Kyle Christy

No. 4
- Position:: Punter

Personal information
- Born:: September 27, 1992 (age 32) Brownsburg, Indiana, U.S.
- Height:: 6 ft 3 in (1.91 m)
- Weight:: 215 lb (98 kg)

Career information
- High school:: Brownsburg (IN)
- College:: Florida
- Undrafted:: 2015

Career history
- Detroit Lions (2016)*;
- * Offseason and/or practice squad member only

Career highlights and awards
- First-team All-SEC (2012); Second-team All-SEC (2014);

= Kyle Christy =

American football player (born 1992)

Kyle Christy (born September 27, 1992) is an American former professional football punter in the National Football League (NFL) He played college football for the Florida Gators.

==Early life==
Christy was born in Brownsburg, Indiana, and played football for Brownsburg High School.
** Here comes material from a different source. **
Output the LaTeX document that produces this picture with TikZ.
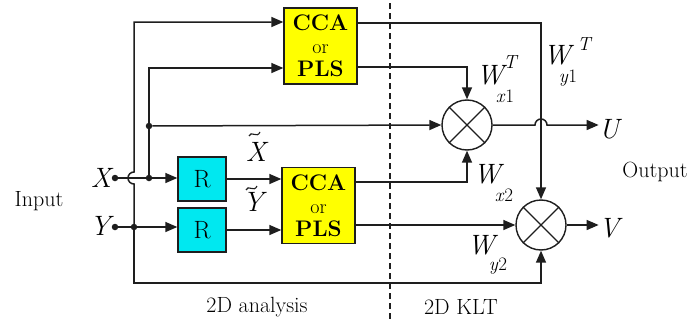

He was a placekicker until his junior year, when his coach asked him to try punting, as well. Christy made 5 of 8 field goals and 31 of 37 extra-point attempts as a junior. As a senior, he averaged 42 yards per punt and was named to the All-State team.

==College career==
Christy attended the University of Florida, where he was a member of coach Will Muschamp's Florida Gators football team. In 2011, he had 30 punts and averaged 40.9 yards per punt. He had a career-long 67-yard punt against Auburn. In the 2012 Gator Bowl, he averaged 37.3 yards on three punts, and the Gators won.

In 2012, Christy had 66 punts and averaged 45.8 yards per punt. His punting average topped the Southeastern Conference (SEC). He was named to the All-SEC first-team and was a finalist for the Ray Guy Award. In the 2013 Sugar Bowl, he averaged 41.3 yards on four punts in a loss. Christy was listed by The News-Press as the 10th best kicking teams athlete in Florida Gators history.

==Professional career==

===Detroit Lions===
On April 25, 2016, the Detroit Lions signed Christy to a four-year contract. He was waived on June 2, 2016.